Dopo il colpo di stato, l’Arkan Army aveva deciso di inviare un rappresentante al Consiglio di Stato (l’organo di governo dei golpisti), cosa che ha suscitato molte critiche da parte del popolo Rakhine. È in questo senso che l’inversione dell’AA, decidendo di sostenere i manifestanti, rappresenta una grande battuta d’arresto per i militari e accentua il loro isolamento all’interno del paese. Inoltre, l’AA, il TNLA (Ta’ang National Liberation Army) e il MNDAA (Myanmar National Democratic Alliance Army), che fanno parte di un’alleanza militare ,”hanno avvertito i militari che lavoreranno con altre organizzazioni etniche armate e con i sostenitori della democrazia per difendersi dalla brutale repressione del regime se la violenza continuerà”, secondo il giornale birmano The Irrawaddy.
Tutto ciò sta ad indicare che il colpo di stato e soprattutto l’eroica resistenza dei giovani, dei lavoratori e delle classi popolari in generale nelle grandi città e nei centri urbani sembra avere un effetto sulla lotta per l’autodeterminazione delle minoranze etniche oppresse e quindi su alcune delle loro organizzazioni.
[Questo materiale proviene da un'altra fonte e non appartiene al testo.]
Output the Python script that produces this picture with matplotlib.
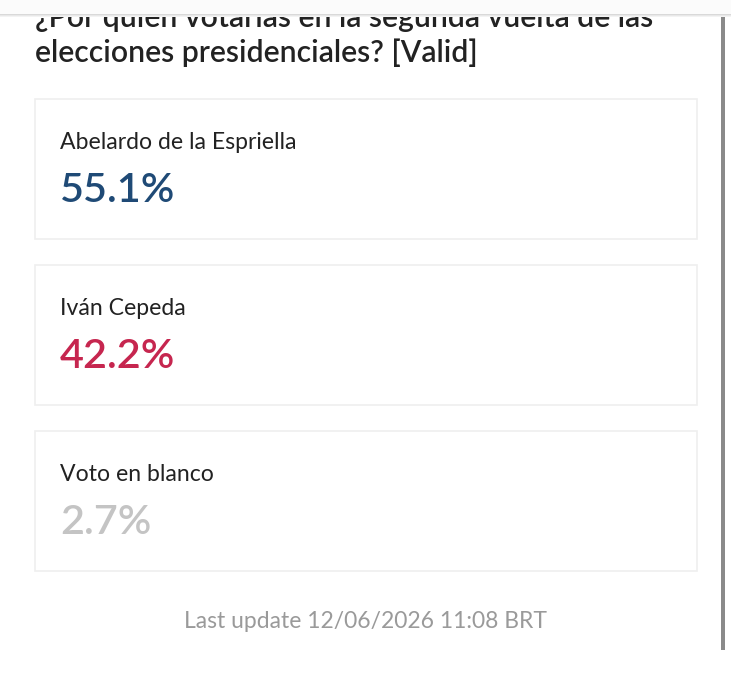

Come possiamo leggere sul sito della CNN: “Durante gli anni di conflitto nelle giungle e nelle montagne del Myanmar, le popolazioni etniche hanno assistito e sono state sottoposte a orribili atrocità tra cui massacri, stupri e altre forme di violenza sessuale, torture, lavori forzati e spostamenti da parte delle forze armate, così come la discriminazione di stato”. Queste popolazioni sanno che ancora più potere per i militari significa più repressione, guerra e oppressione.
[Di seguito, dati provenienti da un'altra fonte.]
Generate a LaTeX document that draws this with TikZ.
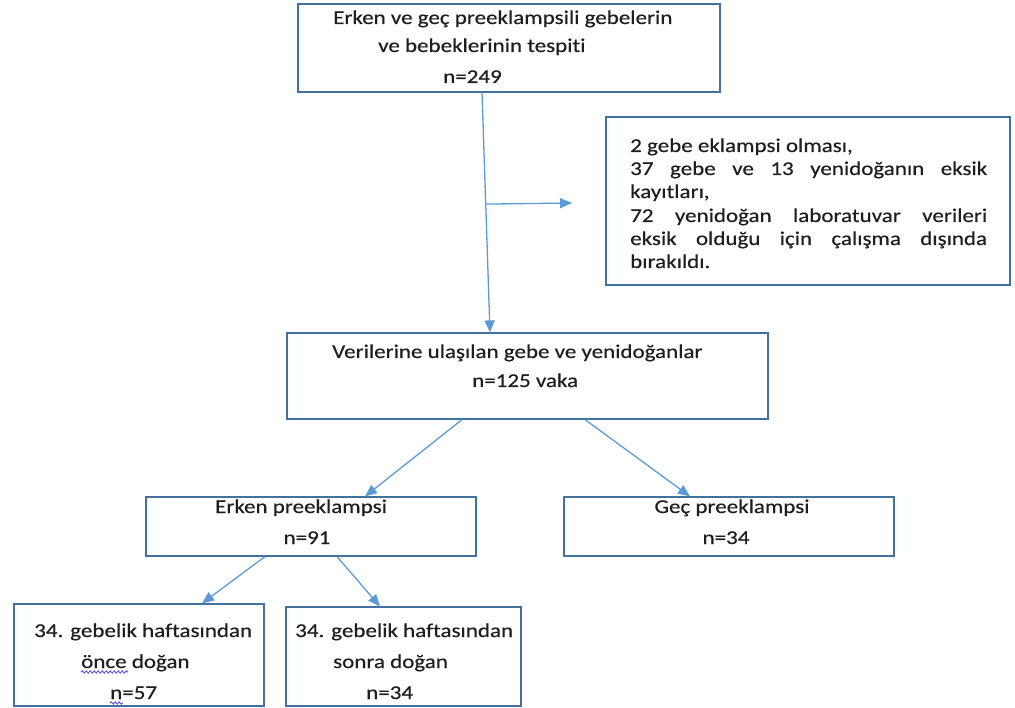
\documentclass[tikz,border=0pt]{standalone}
\usepackage{fontspec}
\setmainfont{Carlito}[FakeStretch=1.18,FakeBold=0.35,Ligatures={NoCommon}]
\usetikzlibrary{arrows.meta,calc,decorations.pathmorphing}
\definecolor{boxc}{HTML}{41719C}
\definecolor{arrc}{HTML}{5B9BD5}
\definecolor{txtc}{HTML}{1E1E1E}
\definecolor{squig}{HTML}{4A4AD8}
\tikzset{
  box/.style={draw=boxc,line width=1.2pt,fill=white,inner sep=0pt},
  lbl/.style={inner sep=0pt,text=txtc,font=\fontsize{19.5}{23}\selectfont,anchor=base west},
  clbl/.style={lbl,anchor=base},
  arr/.style={draw=arrc,line width=1.3pt,-{Triangle[length=12pt,width=10pt]}},
  wavy/.style={draw=squig,line width=0.8pt,decorate,decoration={snake,segment length=4pt,amplitude=1.2pt}}
}
\begin{document}
\begin{tikzpicture}[x=1pt,y=-1pt]
\useasboundingbox (0,0) rectangle (1015,708);
% boxes
\node[box,minimum width=422pt,minimum height=88pt] (top) at (509,48) {};
\node[box,minimum width=404pt,minimum height=168pt] (excl) at (808,201) {};
\node[box,minimum width=481pt,minimum height=86pt] (mid) at (527.5,376) {};
\node[box,minimum width=330pt,minimum height=59pt] (erken) at (311,526.5) {};
\node[box,minimum width=330pt,minimum height=59pt] (gec) at (729,526.5) {};
\node[box,minimum width=250pt,minimum height=102pt] (bl) at (139,655) {};
\node[box,minimum width=235pt,minimum height=99pt] (br) at (403.5,656.5) {};
% texts
\node[lbl] (t1) at (333,24) {Erken ve geç preeklampsili gebelerin};
\node[lbl] (t2) at (378,52) {ve bebeklerinin tespiti};
\node[lbl] (t3) at (443,83) {n=249};
\node[lbl] (e1) at (630,152) {2 gebe eklampsi olması,};
\node[lbl] (e2) at (630,175) {\makebox[357pt][s]{37 gebe ve 13 yenidoğanın eksik}};
\node[lbl] (e3) at (630,198) {kayıtları,};
\node[lbl] (e4) at (630,222) {\makebox[357pt][s]{72 yenidoğan laboratuvar verileri}};
\node[lbl] (e5) at (630,245) {\makebox[357pt][s]{eksik olduğu için çalışma dışında}};
\node[lbl] (e6) at (630,268) {bırakıldı.};
\node[lbl] (m1) at (332,358) {Verilerine ulaşılan gebe ve yenidoğanlar};
\node[lbl] (m2) at (472,387) {n=125 vaka};
\node[clbl] (k1) at (301,513) {Erken preeklampsi};
\node[clbl] (k2) at (307,544) {n=91};
\node[clbl] (g1) at (732,513) {Geç preeklampsi};
\node[clbl] (g2) at (726,544) {n=34};
\node[lbl] (b1) at (34,637) {34. gebelik haftasından};
\node[lbl] (b2) at (81,668) {önce doğan};
\node[lbl] (b3) at (110,699) {n=57};
\node[lbl] (r1) at (295,637) {34. gebelik haftasından};
\node[lbl] (r2) at (333,668) {sonra doğan};
\node[lbl] (r3) at (366,699) {n=34};
% spell-check squiggles
\draw[wavy] ($(b2.base west)+(0,4)$) -- ++(47,0);
\draw[wavy] ($(b3.base west)+(0,4)$) -- ++(13,0);
% connector coordinates
\coordinate (x482) at (482,0);
\coordinate (x490) at (490,0);
\coordinate (x462) at (462,0);
\coordinate (x365) at (365,0);
\coordinate (x585) at (585,0);
\coordinate (x690) at (690,0);
\coordinate (x265) at (265,0);
\coordinate (x202) at (202,0);
\coordinate (x337) at (337,0);
\coordinate (x380) at (380,0);
\coordinate (s1) at (top.south -| x482);
\coordinate (s2) at (mid.north -| x490);
\coordinate (br0) at ($(s1)!0.465!(s2)$);
\coordinate (brEnd) at (572,203);
% connectors
\draw[arr] (s1) -- (s2);
\draw[arr] (br0) -- (brEnd);
\draw[arr] (mid.south -| x462) -- (erken.north -| x365);
\draw[arr] (mid.south -| x585) -- (gec.north -| x690);
\draw[arr] (erken.south -| x265) -- (bl.north -| x202);
\draw[arr] (erken.south -| x337) -- (br.north -| x380);
\end{tikzpicture}
\end{document}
Ma allo stesso tempo, la lotta per il diritto all’autodeterminazione sta spingendo il movimento ad andare oltre, non semplicemente ad accontentarsi del ritorno di un governo civile, ma a sfidare l’intero regime. Questo potrebbe portare a mettere in discussione la leadership della protesta e il ruolo della Lega Nazionale per la Democrazia (NLD) di Aung San Suu Kyi. In effetti, la NLD ha governato a fianco dei militari e non ha fatto praticamente nulla per rimuoverli dal potere, né politicamente né economicamente. E sulla questione dei diritti delle minoranze, come nel caso del genocidio dei Rohingya, Aung San Suu Kyi era complice dei militari. Come ha detto un attivista del Rakhine alla CNN, “Per molti nel nord dello stato, devastato dal conflitto, c’è poca differenza tra i militari e il governo spodestato della NLD, che ha sostenuto le recenti campagne militari nel nostro stato”. L’atteggiamento di molti birmani verso le minoranze etniche è cambiato dopo il colpo di stato, creando un terreno fertile per un’azione comune contro i militari.
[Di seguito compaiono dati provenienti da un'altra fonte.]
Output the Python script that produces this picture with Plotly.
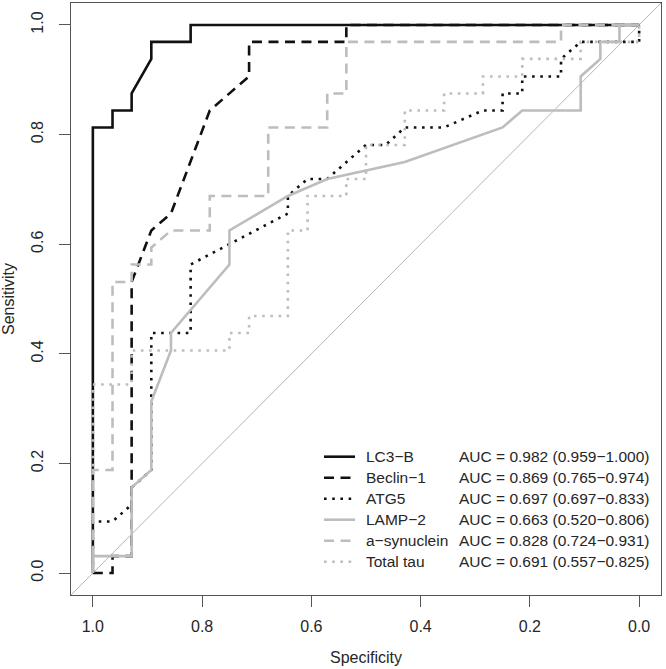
import plotly.graph_objects as go

# ---------------- data ----------------
SERIES_NAMES = ["LC3\u2212B", "Beclin\u22121", "ATG5", "LAMP\u22122", "a\u2212synuclein", "Total tau"]
AUC_LABELS = [
    "AUC = 0.982 (0.959\u22121.000)",
    "AUC = 0.869 (0.765\u22120.974)",
    "AUC = 0.697 (0.697\u22120.833)",
    "AUC = 0.663 (0.520\u22120.806)",
    "AUC = 0.828 (0.724\u22120.931)",
    "AUC = 0.691 (0.557\u22120.825)",
]

lc3b_spec = [1.000, 1.000, 0.964, 0.964, 0.929, 0.929, 0.893, 0.893, 0.821, 0.821, 0.000]
lc3b_sens = [0.000, 0.813, 0.813, 0.844, 0.844, 0.875, 0.938, 0.969, 0.969, 1.000, 1.000]

beclin_spec = [1.000, 0.964, 0.964, 0.929, 0.929, 0.893, 0.857, 0.786, 0.714, 0.714, 0.536, 0.536, 0.000]
beclin_sens = [0.000, 0.000, 0.031, 0.031, 0.531, 0.625, 0.656, 0.844, 0.906, 0.969, 0.969, 1.000, 1.000]

atg5_spec = [1.000, 1.000, 0.964, 0.929, 0.929, 0.893, 0.893, 0.821, 0.821, 0.643, 0.643, 0.607, 0.571,
             0.500, 0.464, 0.429, 0.357, 0.286, 0.250, 0.250, 0.214, 0.214, 0.143, 0.143, 0.107, 0.000, 0.000]
atg5_sens = [0.000, 0.094, 0.094, 0.125, 0.156, 0.188, 0.438, 0.438, 0.563, 0.656, 0.688, 0.719, 0.719,
             0.781, 0.781, 0.813, 0.813, 0.844, 0.844, 0.875, 0.875, 0.906, 0.906, 0.938, 0.969, 0.969, 1.000]

lamp2_spec = [1.000, 1.000, 0.929, 0.929, 0.893, 0.893, 0.857, 0.857, 0.750, 0.750, 0.643, 0.571, 0.429,
              0.250, 0.214, 0.107, 0.107, 0.071, 0.071, 0.036, 0.036, 0.000]
lamp2_sens = [0.000, 0.031, 0.031, 0.156, 0.188, 0.313, 0.406, 0.438, 0.563, 0.625, 0.688, 0.719, 0.750,
              0.813, 0.844, 0.844, 0.906, 0.938, 0.969, 0.969, 1.000, 1.000]

asyn_spec = [1.000, 1.000, 0.964, 0.964, 0.929, 0.929, 0.893, 0.893, 0.857, 0.786, 0.786, 0.679, 0.679,
             0.571, 0.571, 0.536, 0.536, 0.143, 0.143, 0.000]
asyn_sens = [0.000, 0.188, 0.188, 0.531, 0.531, 0.563, 0.563, 0.594, 0.625, 0.625, 0.688, 0.688, 0.813,
             0.813, 0.875, 0.875, 0.969, 0.969, 1.000, 1.000]

tau_spec = [1.000, 1.000, 0.929, 0.929, 0.750, 0.750, 0.714, 0.714, 0.643, 0.643, 0.607, 0.607, 0.536, 0.536,
            0.500, 0.500, 0.429, 0.429, 0.357, 0.357, 0.286, 0.286, 0.214, 0.214, 0.107, 0.107, 0.000, 0.000]
tau_sens = [0.000, 0.344, 0.344, 0.406, 0.406, 0.438, 0.438, 0.469, 0.469, 0.625, 0.625, 0.688, 0.688, 0.719,
            0.719, 0.781, 0.781, 0.844, 0.844, 0.875, 0.875, 0.906, 0.906, 0.938, 0.938, 0.969, 0.969, 1.000]

TICK_VALUES = [1.0, 0.8, 0.6, 0.4, 0.2, 0.0]
TICK_LABELS = ["1.0", "0.8", "0.6", "0.4", "0.2", "0.0"]

# ---------------- styling ----------------
W, H = 666, 669
ML, MR, MT, MB = 71, 5, 3, 74
X_RANGE = [1.04, -0.04]
Y_RANGE = [-0.04, 1.04]
FONT = "Liberation Sans, Arial, sans-serif"
TXT = "#262626"
AX = "#555555"
BLACK = "#111111"
GREY = "#bdbdbd"
DASH = "10px,6.5px"
DOT = "2.6px,5.6px"
LW = 2.6
AXIS_FS = 16
LEG_FS = 15.5

styles = [
    dict(color=BLACK, dash="solid"),
    dict(color=BLACK, dash=DASH),
    dict(color=BLACK, dash=DOT),
    dict(color=GREY, dash="solid"),
    dict(color=GREY, dash=DASH),
    dict(color=GREY, dash=DOT),
]
series = [
    (lc3b_spec, lc3b_sens),
    (beclin_spec, beclin_sens),
    (atg5_spec, atg5_sens),
    (lamp2_spec, lamp2_sens),
    (asyn_spec, asyn_sens),
    (tau_spec, tau_sens),
]

fig = go.Figure()
for name, (sx, sy), st in zip(SERIES_NAMES, series, styles):
    fig.add_trace(go.Scatter(
        x=sx, y=sy, mode="lines", name=name, showlegend=False,
        line=dict(color=st["color"], width=LW, dash=st["dash"]),
        hoverinfo="skip",
    ))

# identity (chance) line across the full axis range
fig.add_shape(type="line", xref="x", yref="y",
              x0=X_RANGE[0], y0=1 - X_RANGE[0], x1=X_RANGE[1], y1=1 - X_RANGE[1],
              line=dict(color="#b5b5b5", width=1), layer="below")

# ---------------- manual legend (R style, no box) ----------------
PW = W - ML - MR
PH = H - MT - MB


def pxx(px):
    return (px - ML) / PW


def pyy(py):
    return (H - MB - py) / PH


LEG_LINE_X0, LEG_LINE_X1 = 324, 355
LEG_NAME_X, LEG_AUC_X = 364, 457
LEG_Y0, LEG_DY = 456.7, 21.0

annotations = []
for i, (name, auc, st) in enumerate(zip(SERIES_NAMES, AUC_LABELS, styles)):
    yy = pyy(LEG_Y0 + i * LEG_DY)
    fig.add_shape(type="line", xref="paper", yref="paper",
                  x0=pxx(LEG_LINE_X0), x1=pxx(LEG_LINE_X1), y0=yy, y1=yy,
                  line=dict(color=st["color"], width=LW, dash=st["dash"]))
    annotations.append(dict(xref="paper", yref="paper", x=pxx(LEG_NAME_X), y=yy,
                            text=name, showarrow=False, xanchor="left", yanchor="middle",
                            font=dict(family=FONT, size=LEG_FS, color=TXT)))
    annotations.append(dict(xref="paper", yref="paper", x=pxx(LEG_AUC_X), y=yy,
                            text=auc, showarrow=False, xanchor="left", yanchor="middle",
                            font=dict(family=FONT, size=LEG_FS, color=TXT)))

fig.update_layout(
    width=W, height=H,
    margin=dict(l=ML, r=MR, t=MT, b=MB, pad=0, autoexpand=False),
    paper_bgcolor="white", plot_bgcolor="white",
    font=dict(family=FONT, size=AXIS_FS, color=TXT),
    annotations=annotations,
    showlegend=False,
)
fig.update_xaxes(
    automargin=False,
    range=X_RANGE, tickmode="array", tickvals=TICK_VALUES, ticktext=TICK_LABELS,
    ticks="outside", ticklen=11, tickwidth=1, tickcolor=AX,
    showline=True, linecolor=AX, linewidth=1, mirror=True,
    showgrid=False, zeroline=False, ticklabelstandoff=6,
    tickfont=dict(family=FONT, size=AXIS_FS, color=TXT),
    title=dict(text="Specificity", font=dict(family=FONT, size=AXIS_FS, color=TXT), standoff=17),
)
fig.update_yaxes(
    automargin=False,
    range=Y_RANGE, tickmode="array", tickvals=TICK_VALUES, ticktext=TICK_LABELS,
    ticks="outside", ticklen=11, tickwidth=1, tickcolor=AX,
    showline=True, linecolor=AX, linewidth=1, mirror=True,
    showgrid=False, zeroline=False, tickangle=-90, ticklabelstandoff=10,
    tickfont=dict(family=FONT, size=AXIS_FS, color=TXT),
    title=dict(text="Sensitivity", font=dict(family=FONT, size=AXIS_FS, color=TXT), standoff=14),
)

# remove the browser's default page margin so the figure sits at (0, 0); hide the mode bar
fig.write_html("out.html", config={"displayModeBar": False},
               post_script="document.body.style.margin='0px';")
L’autodifesa è un tema centrale e un compito fondamentale del movimento di fronte alla feroce repressione della giunta militare. Tuttavia, anche questo compito di preservare la vita dei manifestanti deve essere subordinato agli obiettivi politici del movimento. È in questo senso che si pone oggi la questione della direzione e del modo di determinare gli obiettivi della protesta. La lotta per l’autodeterminazione delle minoranze etniche può effettivamente dare una certa radicalità alla mobilitazione, che potrebbe portare a una profonda e rivoluzionaria messa in discussione del regime. Tuttavia, se la classe operaia, la gioventù e le classi popolari alleate alle minoranze etniche rimangono dietro a direzioni concilianti con i militari, i settori capitalisti nazionali e gli imperialisti, tutta questa forza ed eroismo potrebbe essere deviata in un vicolo cieco o addirittura in una demoralizzante sconfitta.
Philippe Alcoy
Redattore di Révolution Permanente e della Rete Internazionale La Izquierda Diario. Vive a Parigi e milita nella Courante Communiste Revolutionnaire (CCR) del NPA.